By the time Star Trek rebooted in the late 1980s, our understanding of global warming had grown considerably—notably, The Next Generation’s first season began airing less than a year before NASA climate scientist James Hansen famously alerted Congress that climate change was under way—but public concern over the problem was still low.

It would remain that way for decades, thanks in no small part to misinformation campaigns spearheaded by fossil fuel companies. As recently as 2013, less than 15 per cent of the American public considered themselves “alarmed” about climate change.

But now, it’s 2019, and the climate monster has hatched for all the world to see. Powerful hurricanes are flattening our coastlines; entire towns are being devoured by megafires.

And it’s only going to get worse, with study after study detailing how sea level rise will make entire countries uninhabitable and increasingly brutal heat waves will cause death and suffering around the world.

Public alarm is finally catching up to the science, with a recent poll indicating that 60 per cent of all Americans are at least concerned about climate change. Per another recent poll, two-thirds of Democratic voters feel it should be our nation’s top priority.

The young people Star Trek is now looking to hook on the sci-fi their parents grew up with? They’re taking to the streets to strike for a habitable planet.

As Star Trek spins up once again, it should embrace this climate zeitgeist. Discovery has already demonstrated a clear interest in environmental themes — heck, the ship’s lead scientist is named after a guy who thinks mushrooms can save the planet — but it can do a lot more. It could tackle the climate crisis allegorically, perhaps by revisiting the harmful environmental effects of warp technology or some other essential piece of Federation tech.

The crew could visit a pre-warp civilisation on the cusp of wrecking its own atmosphere, and be forced to make one of those Prime Directive-bending choices about whether or not to intervene (knowing Discovery’s crew, they totally will). Or, Discovery could continue to use its favourite physically-implausible plot device—time travel—and deliver audiences back to the crucial moment in the mid-21st century when decisions were made that would change the fate of the Earth. Having finally cast off its prequel shackles, the crew can literally go anywhere!

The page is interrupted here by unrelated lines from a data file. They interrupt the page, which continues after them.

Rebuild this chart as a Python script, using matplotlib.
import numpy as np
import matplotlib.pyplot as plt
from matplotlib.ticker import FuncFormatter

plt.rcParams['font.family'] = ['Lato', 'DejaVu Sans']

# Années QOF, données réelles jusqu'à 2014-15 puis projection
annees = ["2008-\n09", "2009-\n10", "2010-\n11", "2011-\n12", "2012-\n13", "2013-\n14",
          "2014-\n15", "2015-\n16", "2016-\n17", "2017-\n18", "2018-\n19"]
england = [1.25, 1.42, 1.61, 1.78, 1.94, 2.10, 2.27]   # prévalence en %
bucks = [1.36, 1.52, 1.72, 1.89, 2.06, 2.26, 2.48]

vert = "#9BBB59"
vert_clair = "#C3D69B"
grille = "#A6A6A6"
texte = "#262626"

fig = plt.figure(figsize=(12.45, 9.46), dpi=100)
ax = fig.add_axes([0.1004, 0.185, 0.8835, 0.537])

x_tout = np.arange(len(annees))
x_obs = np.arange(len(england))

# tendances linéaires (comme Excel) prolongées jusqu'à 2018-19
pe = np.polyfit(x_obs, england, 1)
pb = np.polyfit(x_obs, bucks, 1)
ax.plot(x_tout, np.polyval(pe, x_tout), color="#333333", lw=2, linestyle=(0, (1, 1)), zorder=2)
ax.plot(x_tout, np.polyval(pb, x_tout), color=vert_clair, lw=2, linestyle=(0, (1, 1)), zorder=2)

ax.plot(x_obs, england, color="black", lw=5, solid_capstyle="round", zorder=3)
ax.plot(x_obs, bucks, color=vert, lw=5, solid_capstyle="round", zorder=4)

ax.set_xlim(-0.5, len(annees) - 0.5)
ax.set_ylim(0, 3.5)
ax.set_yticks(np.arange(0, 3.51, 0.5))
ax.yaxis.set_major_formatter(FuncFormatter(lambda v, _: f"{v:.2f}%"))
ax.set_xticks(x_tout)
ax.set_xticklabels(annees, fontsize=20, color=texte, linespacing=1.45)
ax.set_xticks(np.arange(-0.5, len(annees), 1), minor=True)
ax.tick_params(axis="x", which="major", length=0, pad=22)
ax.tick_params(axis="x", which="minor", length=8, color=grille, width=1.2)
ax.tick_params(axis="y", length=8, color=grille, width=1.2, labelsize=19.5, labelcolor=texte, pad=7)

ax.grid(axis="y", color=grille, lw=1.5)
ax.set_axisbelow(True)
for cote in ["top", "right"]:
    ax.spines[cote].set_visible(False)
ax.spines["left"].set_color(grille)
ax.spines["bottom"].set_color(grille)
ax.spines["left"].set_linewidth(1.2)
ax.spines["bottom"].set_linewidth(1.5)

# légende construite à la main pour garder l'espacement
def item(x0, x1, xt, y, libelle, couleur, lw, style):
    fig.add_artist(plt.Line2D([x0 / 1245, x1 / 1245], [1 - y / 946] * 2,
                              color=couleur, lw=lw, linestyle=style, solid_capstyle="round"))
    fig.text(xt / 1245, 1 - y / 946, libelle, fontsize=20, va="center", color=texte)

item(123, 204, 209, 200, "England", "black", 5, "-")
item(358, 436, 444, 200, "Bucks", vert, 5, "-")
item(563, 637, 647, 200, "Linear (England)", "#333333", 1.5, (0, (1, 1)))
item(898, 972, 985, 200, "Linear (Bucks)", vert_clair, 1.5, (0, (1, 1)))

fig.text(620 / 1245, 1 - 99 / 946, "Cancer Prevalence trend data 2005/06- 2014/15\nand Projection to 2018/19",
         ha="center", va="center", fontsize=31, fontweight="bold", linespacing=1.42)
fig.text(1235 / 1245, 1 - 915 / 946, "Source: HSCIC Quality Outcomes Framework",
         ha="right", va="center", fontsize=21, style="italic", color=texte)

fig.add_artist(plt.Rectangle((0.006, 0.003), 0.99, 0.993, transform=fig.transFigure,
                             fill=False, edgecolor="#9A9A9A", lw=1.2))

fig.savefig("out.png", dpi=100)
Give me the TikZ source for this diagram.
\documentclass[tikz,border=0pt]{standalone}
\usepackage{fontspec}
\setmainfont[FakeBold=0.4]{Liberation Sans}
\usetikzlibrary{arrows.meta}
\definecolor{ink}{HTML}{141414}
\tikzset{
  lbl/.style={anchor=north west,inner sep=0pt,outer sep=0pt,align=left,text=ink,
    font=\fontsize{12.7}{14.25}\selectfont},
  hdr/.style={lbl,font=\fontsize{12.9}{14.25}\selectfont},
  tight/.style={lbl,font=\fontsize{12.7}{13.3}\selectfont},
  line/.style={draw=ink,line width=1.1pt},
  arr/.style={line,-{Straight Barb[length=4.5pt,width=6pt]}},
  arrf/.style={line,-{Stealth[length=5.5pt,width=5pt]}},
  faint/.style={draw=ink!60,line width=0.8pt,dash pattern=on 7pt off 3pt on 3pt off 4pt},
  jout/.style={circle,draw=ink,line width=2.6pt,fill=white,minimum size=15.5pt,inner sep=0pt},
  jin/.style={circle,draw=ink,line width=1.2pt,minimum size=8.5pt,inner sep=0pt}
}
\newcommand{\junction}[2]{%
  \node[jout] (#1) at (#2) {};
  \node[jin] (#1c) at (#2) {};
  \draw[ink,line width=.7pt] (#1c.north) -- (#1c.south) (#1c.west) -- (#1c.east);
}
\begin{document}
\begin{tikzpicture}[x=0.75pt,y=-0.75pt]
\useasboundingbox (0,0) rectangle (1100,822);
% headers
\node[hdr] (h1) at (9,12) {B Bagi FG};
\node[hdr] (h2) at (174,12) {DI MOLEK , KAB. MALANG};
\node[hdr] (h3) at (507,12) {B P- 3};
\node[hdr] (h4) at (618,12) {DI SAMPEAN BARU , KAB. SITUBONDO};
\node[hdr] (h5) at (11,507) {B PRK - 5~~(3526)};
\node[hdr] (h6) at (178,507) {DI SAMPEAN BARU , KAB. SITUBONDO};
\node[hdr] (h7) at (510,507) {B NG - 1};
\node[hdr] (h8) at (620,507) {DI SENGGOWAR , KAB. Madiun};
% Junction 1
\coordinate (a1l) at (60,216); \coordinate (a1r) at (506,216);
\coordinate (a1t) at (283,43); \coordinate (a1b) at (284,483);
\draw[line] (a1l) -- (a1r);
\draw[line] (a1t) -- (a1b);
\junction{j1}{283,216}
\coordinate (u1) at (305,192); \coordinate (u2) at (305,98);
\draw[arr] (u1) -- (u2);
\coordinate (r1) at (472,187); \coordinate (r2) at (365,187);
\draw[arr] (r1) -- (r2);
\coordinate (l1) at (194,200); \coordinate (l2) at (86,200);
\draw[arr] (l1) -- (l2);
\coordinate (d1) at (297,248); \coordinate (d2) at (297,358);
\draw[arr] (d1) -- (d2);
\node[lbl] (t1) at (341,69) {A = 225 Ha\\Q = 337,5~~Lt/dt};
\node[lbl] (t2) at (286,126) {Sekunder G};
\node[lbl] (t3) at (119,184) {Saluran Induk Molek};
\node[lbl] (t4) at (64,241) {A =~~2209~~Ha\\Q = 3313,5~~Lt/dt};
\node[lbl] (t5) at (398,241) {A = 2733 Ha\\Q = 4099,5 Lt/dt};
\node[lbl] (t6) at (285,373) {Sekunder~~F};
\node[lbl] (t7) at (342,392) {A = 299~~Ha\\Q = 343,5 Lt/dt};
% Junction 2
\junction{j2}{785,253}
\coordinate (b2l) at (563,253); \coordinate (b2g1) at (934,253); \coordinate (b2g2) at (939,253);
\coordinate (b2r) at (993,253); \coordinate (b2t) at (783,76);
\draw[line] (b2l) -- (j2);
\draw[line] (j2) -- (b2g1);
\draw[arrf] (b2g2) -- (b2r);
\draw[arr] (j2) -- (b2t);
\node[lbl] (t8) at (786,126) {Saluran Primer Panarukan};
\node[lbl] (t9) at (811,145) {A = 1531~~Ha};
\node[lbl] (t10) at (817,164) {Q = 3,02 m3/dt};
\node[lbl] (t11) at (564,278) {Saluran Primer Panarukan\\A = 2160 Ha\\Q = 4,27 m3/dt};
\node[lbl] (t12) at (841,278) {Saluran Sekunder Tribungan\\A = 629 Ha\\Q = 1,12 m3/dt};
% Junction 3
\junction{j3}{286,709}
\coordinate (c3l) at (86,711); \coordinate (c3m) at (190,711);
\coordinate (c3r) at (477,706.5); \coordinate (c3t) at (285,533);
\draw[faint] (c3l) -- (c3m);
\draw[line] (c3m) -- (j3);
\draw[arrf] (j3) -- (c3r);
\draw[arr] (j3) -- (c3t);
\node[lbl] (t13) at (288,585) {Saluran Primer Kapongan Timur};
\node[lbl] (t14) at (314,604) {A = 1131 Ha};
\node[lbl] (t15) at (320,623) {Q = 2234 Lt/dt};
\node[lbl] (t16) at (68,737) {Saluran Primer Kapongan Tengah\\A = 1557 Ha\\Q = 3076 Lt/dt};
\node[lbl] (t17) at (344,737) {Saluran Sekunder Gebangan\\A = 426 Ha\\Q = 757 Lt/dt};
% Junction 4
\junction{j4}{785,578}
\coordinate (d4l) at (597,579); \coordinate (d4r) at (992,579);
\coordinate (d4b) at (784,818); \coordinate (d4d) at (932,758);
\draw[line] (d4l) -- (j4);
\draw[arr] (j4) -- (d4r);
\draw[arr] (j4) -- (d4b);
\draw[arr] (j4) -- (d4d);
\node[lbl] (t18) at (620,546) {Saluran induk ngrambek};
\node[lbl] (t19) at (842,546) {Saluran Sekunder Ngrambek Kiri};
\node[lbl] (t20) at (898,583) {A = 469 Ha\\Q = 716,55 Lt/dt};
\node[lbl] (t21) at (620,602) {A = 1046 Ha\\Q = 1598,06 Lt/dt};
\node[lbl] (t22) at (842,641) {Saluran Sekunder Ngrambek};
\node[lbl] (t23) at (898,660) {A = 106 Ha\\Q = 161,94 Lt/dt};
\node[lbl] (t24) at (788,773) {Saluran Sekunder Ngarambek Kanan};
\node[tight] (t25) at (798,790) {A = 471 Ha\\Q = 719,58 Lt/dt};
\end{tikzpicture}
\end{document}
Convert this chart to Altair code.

Writing for the Washington Post recently, science fiction author and io9 co-founder Charlie Jane Anders observed that stories about climate change can “help sway people’s hearts and minds in a different way than a recitation of undeniable facts.” Sure, there’s been some outrageously bad climate fiction in recent years (cough, Geostorm), but we’ve also some damn good environmental storytelling, from thrillers about water rights in a drought-ravaged Southwest to mind-bending ecological horror stories to a post-apocalyptic world ravaged by killer rain.

What Star Trek can add to this burgeoning eco-fiction landscape, I think, is a sense of optimism and human agency. Discovery may be a few shades darker than its predecessors, but the connective tissue unifying so many decades of exploration on so many warp-class ships has always been our capacity to solve problems and overcome seemingly impossible odds. I have no doubt the fine people of Starfleet, if confronted with a crisis like climate change, would rise to the occasion.

And I for one would like to see what they do about it.